The coordination of environment in humanitarian action vastly improves with cross-sectoral and inter-sectoral working groups that help to coordinate environmental action across different sectors or harmonize specific environmental efforts within a particular sector.
For example, in Jordan in 2016, a sectoral environmental task force was set up to oversee the integration of environmental concerns into the Jordan Response Plan and included actors from different sectors. (Source: Jordan Response Plan for the Syria Crisis)
Within the UN system, clusters are responsible for inter-sectoral coordination, with established mechanisms to coordinate actions, facilitate communication and manage information. See Cluster page for cluster-specific guidance on environmental issues.
Humanitarian Country Teams (HCT) are the core component of the humanitarian coordination architecture in an affected country. HCTs need to integrate environmental considerations in the coordination mechanisms and engage national environmental actors.
Cluster Coordinators have a responsibility to ensure the integration and coordination of cross-cutting issues, such as the environment. It is important to support Cluster Coordinators with this task to ensure that environmental concerns are not forgotten in the haste of humanitarian action.

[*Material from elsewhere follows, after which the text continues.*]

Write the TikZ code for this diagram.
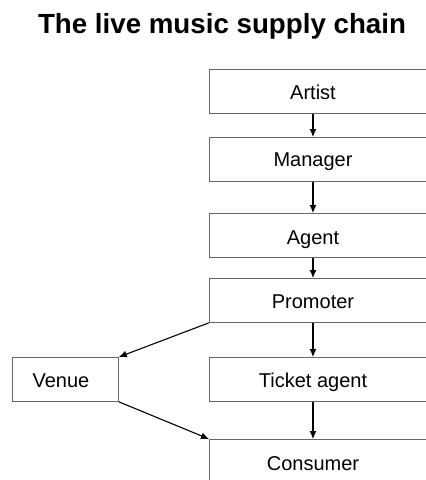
\documentclass[tikz,border=0pt]{standalone}
\usepackage{fontspec}
\setmainfont{Liberation Sans}
\usetikzlibrary{arrows.meta}
\begin{document}
\begin{tikzpicture}[x=1pt,y=-1pt,
  box/.style={draw=black!60,line width=0.8pt,minimum height=44pt,inner sep=0pt,anchor=north west},
  lbl/.style={font=\fontsize{20}{24}\selectfont,anchor=base,inner sep=0pt},
  arr/.style={-{Latex[length=8pt,width=7pt]},line width=1.1pt,black}]
\useasboundingbox (0,0) rectangle (426,480);
\clip (0,0) rectangle (426,480);
\node[font=\bfseries\fontsize{27.7}{32}\selectfont,anchor=base,inner sep=0pt] (title) at (222,33) {The live music supply chain};
\node[box,minimum width=240pt] (artist) at (209,69) {};
\node[box,minimum width=240pt] (manager) at (209,137) {};
\node[box,minimum width=240pt] (agent) at (209,213) {};
\node[box,minimum width=240pt] (promoter) at (209,278) {};
\node[box,minimum width=240pt] (ticket) at (209,357) {};
\node[box,minimum width=240pt,minimum height=60pt] (consumer) at (209,439) {};
\node[box,minimum width=106pt] (venue) at (12,357) {};
\node[lbl] (tartist) at (313,99) {Artist};
\node[lbl] (tmanager) at (313,166) {Manager};
\node[lbl] (tagent) at (313,244) {Agent};
\node[lbl] (tpromoter) at (313,308) {Promoter};
\node[lbl] (tticket) at (313,387) {Ticket agent};
\node[lbl] (tconsumer) at (313,470) {Consumer};
\node[lbl] (tvenue) at (61,387) {Venue};
\draw[arr] (artist.south west -| tartist) -- (manager.north west -| tartist);
\draw[arr] (manager.south west -| tartist) -- (agent.north west -| tartist);
\draw[arr] (agent.south west -| tartist) -- (promoter.north west -| tartist);
\draw[arr] (promoter.south west -| tartist) -- (ticket.north west -| tartist);
\draw[arr] (ticket.south west -| tartist) -- (consumer.north west -| tartist);
\draw[arr] (promoter.south west) -- (venue.north east);
\draw[arr] (venue.south east) -- (consumer.north west);
\end{tikzpicture}
\end{document}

The inter-cluster coordination group brings cluster/sector coordinators and representatives of cross-cutting issues together at the national and sub-national levels to coordinate operations and the implementation of the programme cycle.
Inter-cluster coordination is facilitated through the inter-cluster coordination group (ICCG). The ICCG is therefore an adequate entry point to raise awareness for environmental considerations amongst all clusters involved in the response.
The UN Environment / OCHA Joint Unit can support coordination efforts through the deployment of an Environmental Field Advisor (EFA) and through linking actors and sharing guidance through the Environment and Humanitarian Action Network.
Engage national environmental authorities and the national disaster management agency to establish partnerships, reinforce local environmental efforts and link up with national coordination structures.
Local environmental NGOs often have established communication and coordination mechanisms that can be valuable to organizing and exchanging environmental information.
Coordination structures and mechanisms should also be formed outside the UN context. The aim of such efforts should always be to bring stakeholders together to address issues with joint skills and resources, reduce duplication of efforts, manage and exchange information efficiently, close existing gaps, and increase cooperation for working towards common goals.
A situation analysis following a crisis typically looks at key crisis drivers, affected areas, the number and type of affected people, the ways in which people are affected, the most urgent needs and available capacities.
Assessing the environmental consequences of an emergency and prioritizing the response actions based on the needs, forms the foundation of a coherent, efficient and sustainable humanitarian response.
Response and Recovery Planning
Environment is included into response plans in order to improve programme quality and accountability to disaster-affected people.
Environmental mainstreaming is dependent on successful resource mobilization, where environmental concerns must be integrated in funding proposals in order to secure funding.
Successful integration of environment into the implementation of humanitarian response requires that environment be included into preparedness and planning phases, but also effective coordination with national actors.